**TASK DETAILS:** Drop the images; return everything else in the listing below exactly.

**DATASET CONTENT:**
⁂
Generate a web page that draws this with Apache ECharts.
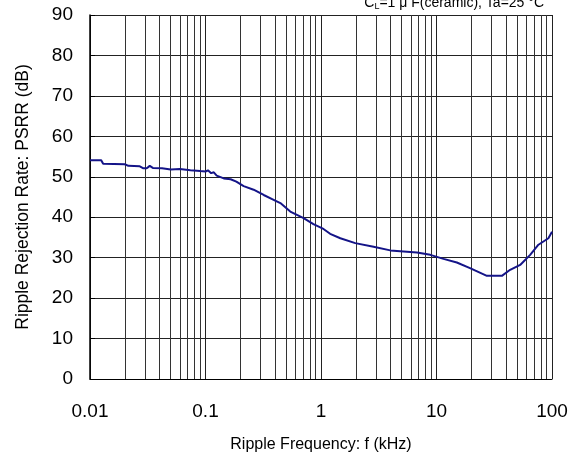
<!DOCTYPE html>
<html>
<head>
<meta charset="utf-8">
<script src="https://cdn.jsdelivr.net/npm/echarts@6/dist/echarts.min.js"></script>
<style>
  html, body { margin: 0; padding: 0; background: #fff; }
  #chart { width: 582px; height: 465px; }
</style>
</head>
<body>
<div id="chart"></div>
<script>
// 周波数 (kHz) と PSRR (dB)
var freq = [0.01, 0.0125, 0.013, 0.020, 0.0215, 0.027, 0.029, 0.031, 0.0329, 0.035, 0.042, 0.05, 0.06, 0.074, 0.09, 0.1, 0.105, 0.112, 0.118, 0.125, 0.144, 0.165, 0.185, 0.19, 0.214, 0.261, 0.319, 0.389, 0.45, 0.542, 0.707, 0.86, 1.05, 1.2, 1.47, 1.98, 2.85, 3.98, 6.77, 8.83, 11.5, 15, 19.5, 27.3, 36.8, 43.4, 53, 64.7, 76.3, 93.1, 100];
var psrr = [54.1, 54.1, 53.2, 53.1, 52.7, 52.6, 52.1, 52.1, 52.7, 52.2, 52.1, 51.8, 51.9, 51.6, 51.4, 51.3, 51.6, 50.9, 51.1, 50.3, 49.6, 49.4, 48.8, 49.1, 47.7, 46.8, 45.5, 44.3, 43.4, 41.4, 39.8, 38.3, 37.1, 35.9, 34.8, 33.6, 32.7, 31.8, 31.3, 30.7, 29.7, 28.8, 27.4, 25.5, 25.5, 27.0, 28.2, 30.7, 33.2, 34.8, 36.4];
var xTickValues = [0.01, 0.1, 1, 10, 100];
var xTickLabels = ['0.01', '0.1', '1', '10', '100'];

// 補助目盛線 (2〜9)
var minorLines = [];
for (var d = 0.01; d < 100; d *= 10) {
    for (var m = 2; m <= 9; m++) {
        minorLines.push({ xAxis: +(d * m).toPrecision(3) });
    }
}

var points = freq.map(function (f, i) { return [f, psrr[i]]; });
var font = 'Arial, "Liberation Sans", sans-serif';

var myChart = echarts.init(document.getElementById('chart'));
var option = {
    animation: false,
    grid: { left: 90, right: 30, top: 15, bottom: 86, show: false },
    xAxis: {
        type: 'log',
        logBase: 10,
        min: 0.01,
        max: 100,
        name: 'Ripple Frequency: f (kHz)',
        nameLocation: 'middle',
        nameGap: 58,
        nameTextStyle: { fontSize: 16, color: '#000', fontFamily: font },
        axisLine: { show: true, lineStyle: { color: '#000', width: 1 } },
        axisTick: { show: false },
        splitLine: { show: true, lineStyle: { color: '#222', width: 1 } },
        axisLabel: {
            fontSize: 19, color: '#000', fontFamily: font, margin: 23,
            formatter: function (v) {
                for (var i = 0; i < xTickValues.length; i++) {
                    if (Math.abs(v - xTickValues[i]) / xTickValues[i] < 1e-6) return xTickLabels[i];
                }
                return '';
            }
        }
    },
    yAxis: {
        type: 'value',
        min: 0,
        max: 90,
        interval: 10,
        name: 'Ripple Rejection Rate: PSRR (dB)',
        nameLocation: 'middle',
        nameGap: 58,
        nameTextStyle: { fontSize: 17.5, color: '#000', fontFamily: font },
        axisLine: { show: true, lineStyle: { color: '#000', width: 1.5 } },
        axisTick: { show: true, inside: true, length: 5, lineStyle: { color: '#000' } },
        splitLine: { show: true, lineStyle: { color: '#222', width: 1 } },
        axisLabel: { fontSize: 19, color: '#000', fontFamily: font, margin: 17 }
    },
    graphic: [{
        type: 'text',
        right: 38,
        top: -4,
        style: {
            text: 'C{s|L}=1 \u03bc F(ceramic), Ta=25 \u00b0C',
            font: '14px ' + font,
            fill: '#000',
            rich: { s: { fontSize: 9, verticalAlign: 'bottom', padding: [7, 0, 0, 0] } }
        }
    }],
    series: [{
        type: 'line',
        data: points,
        showSymbol: false,
        lineStyle: { color: '#141488', width: 2 },
        markLine: {
            silent: true,
            symbol: 'none',
            label: { show: false },
            lineStyle: { color: '#333', width: 1, type: 'solid' },
            data: minorLines
        },
        z: 5
    }]
};
myChart.setOption(option);
</script>
</body>
</html>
⁂
**EXERCISE RESULT:**
Generate a web page that draws this with Apache ECharts.
<!DOCTYPE html>
<html>
<head>
<meta charset="utf-8">
<script src="https://cdn.jsdelivr.net/npm/echarts@6/dist/echarts.min.js"></script>
<style>
  html, body { margin: 0; padding: 0; background: #fff; }
  #chart { width: 582px; height: 465px; }
</style>
</head>
<body>
<div id="chart"></div>
<script>
// 周波数 (kHz) と PSRR (dB)
var freq = [0.01, 0.0125, 0.013, 0.020, 0.0215, 0.027, 0.029, 0.031, 0.0329, 0.035, 0.042, 0.05, 0.06, 0.074, 0.09, 0.1, 0.105, 0.112, 0.118, 0.125, 0.144, 0.165, 0.185, 0.19, 0.214, 0.261, 0.319, 0.389, 0.45, 0.542, 0.707, 0.86, 1.05, 1.2, 1.47, 1.98, 2.85, 3.98, 6.77, 8.83, 11.5, 15, 19.5, 27.3, 36.8, 43.4, 53, 64.7, 76.3, 93.1, 100];
var psrr = [54.1, 54.1, 53.2, 53.1, 52.7, 52.6, 52.1, 52.1, 52.7, 52.2, 52.1, 51.8, 51.9, 51.6, 51.4, 51.3, 51.6, 50.9, 51.1, 50.3, 49.6, 49.4, 48.8, 49.1, 47.7, 46.8, 45.5, 44.3, 43.4, 41.4, 39.8, 38.3, 37.1, 35.9, 34.8, 33.6, 32.7, 31.8, 31.3, 30.7, 29.7, 28.8, 27.4, 25.5, 25.5, 27.0, 28.2, 30.7, 33.2, 34.8, 36.4];
var xTickValues = [0.01, 0.1, 1, 10, 100];
var xTickLabels = ['0.01', '0.1', '1', '10', '100'];

// 補助目盛線 (2〜9)
var minorLines = [];
for (var d = 0.01; d < 100; d *= 10) {
    for (var m = 2; m <= 9; m++) {
        minorLines.push({ xAxis: +(d * m).toPrecision(3) });
    }
}

var points = freq.map(function (f, i) { return [f, psrr[i]]; });
var font = 'Arial, "Liberation Sans", sans-serif';

var myChart = echarts.init(document.getElementById('chart'));
var option = {
    animation: false,
    grid: { left: 90, right: 30, top: 15, bottom: 86, show: false },
    xAxis: {
        type: 'log',
        logBase: 10,
        min: 0.01,
        max: 100,
        name: 'Ripple Frequency: f (kHz)',
        nameLocation: 'middle',
        nameGap: 58,
        nameTextStyle: { fontSize: 16, color: '#000', fontFamily: font },
        axisLine: { show: true, lineStyle: { color: '#000', width: 1 } },
        axisTick: { show: false },
        splitLine: { show: true, lineStyle: { color: '#222', width: 1 } },
        axisLabel: {
            fontSize: 19, color: '#000', fontFamily: font, margin: 23,
            formatter: function (v) {
                for (var i = 0; i < xTickValues.length; i++) {
                    if (Math.abs(v - xTickValues[i]) / xTickValues[i] < 1e-6) return xTickLabels[i];
                }
                return '';
            }
        }
    },
    yAxis: {
        type: 'value',
        min: 0,
        max: 90,
        interval: 10,
        name: 'Ripple Rejection Rate: PSRR (dB)',
        nameLocation: 'middle',
        nameGap: 58,
        nameTextStyle: { fontSize: 17.5, color: '#000', fontFamily: font },
        axisLine: { show: true, lineStyle: { color: '#000', width: 1.5 } },
        axisTick: { show: true, inside: true, length: 5, lineStyle: { color: '#000' } },
        splitLine: { show: true, lineStyle: { color: '#222', width: 1 } },
        axisLabel: { fontSize: 19, color: '#000', fontFamily: font, margin: 17 }
    },
    graphic: [{
        type: 'text',
        right: 38,
        top: -4,
        style: {
            text: 'C{s|L}=1 \u03bc F(ceramic), Ta=25 \u00b0C',
            font: '14px ' + font,
            fill: '#000',
            rich: { s: { fontSize: 9, verticalAlign: 'bottom', padding: [7, 0, 0, 0] } }
        }
    }],
    series: [{
        type: 'line',
        data: points,
        showSymbol: false,
        lineStyle: { color: '#141488', width: 2 },
        markLine: {
            silent: true,
            symbol: 'none',
            label: { show: false },
            lineStyle: { color: '#333', width: 1, type: 'solid' },
            data: minorLines
        },
        z: 5
    }]
};
myChart.setOption(option);
</script>
</body>
</html>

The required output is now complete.